Michigan Bell grew tremendously during the 1920s, sparked by the tremendous growth of the automotive industry, the employees it brought to the area, and the needs of the growing population. The heavy and bulky switching equipment needed to support the explosion in the number of telephones and the miles of wire to connect them required large, open-spaced buildings called central offices, with strong floors capable of supporting double the weight of a standard building, and ceilings 11 to 14 feet in height rather than the standard 10 to 11 foot height. They had to be designed with the ability to grow taller with more floors as the expected need arose in the future. And since they were located within residential or neighborhood business areas, they had to look pleasing and fit in with surrounding architecture to gain public acceptance.
The Ann Arbor Central Office was originally built in 1925 as a two-story building made from steel-reinforced concrete, and faced with masonry that complemented other downtown buildings and many on the University of Michigan campus. Many of those buildings had arched windows, so Rowland followed suit. The building’s first- and second-floor windows were grouped within a simple Romanesque style arcade topped with terra-cotta arches echoing several of the more ornate buildings on nearby Main Street. The building is faced in red brick of varying shades, complementing many similar red brick structures on the University of Michigan campus. The pattern of the brickwork consists of an entire row of bricks showing their long edge, then an entire row of bricks displaying their short edge. I can attest to the fact that even today, this is one great-looking building!

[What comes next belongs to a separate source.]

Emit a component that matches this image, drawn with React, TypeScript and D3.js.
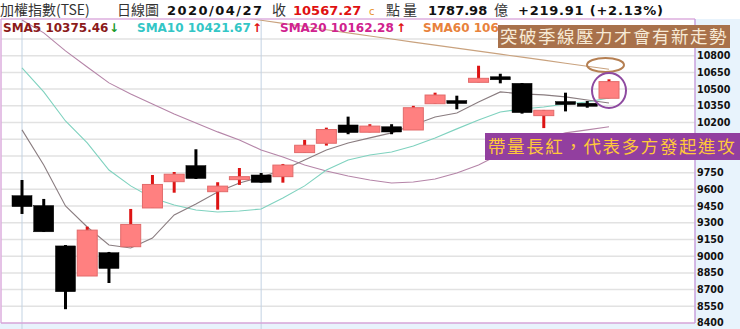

Growth was such that in 1927, the building’s cornice was removed and a third floor was added, and later, a three-story wing was added to the building’s west side. Due to the unusually tall height of each floor, the building is actually closer in height to a 4-story building. In this building, the extra height is cleverly disguised by scaling up the building's features to make it seem to have normal proportions. When compared to a pedestrian walking along the building, though, its over-size becomes more apparent.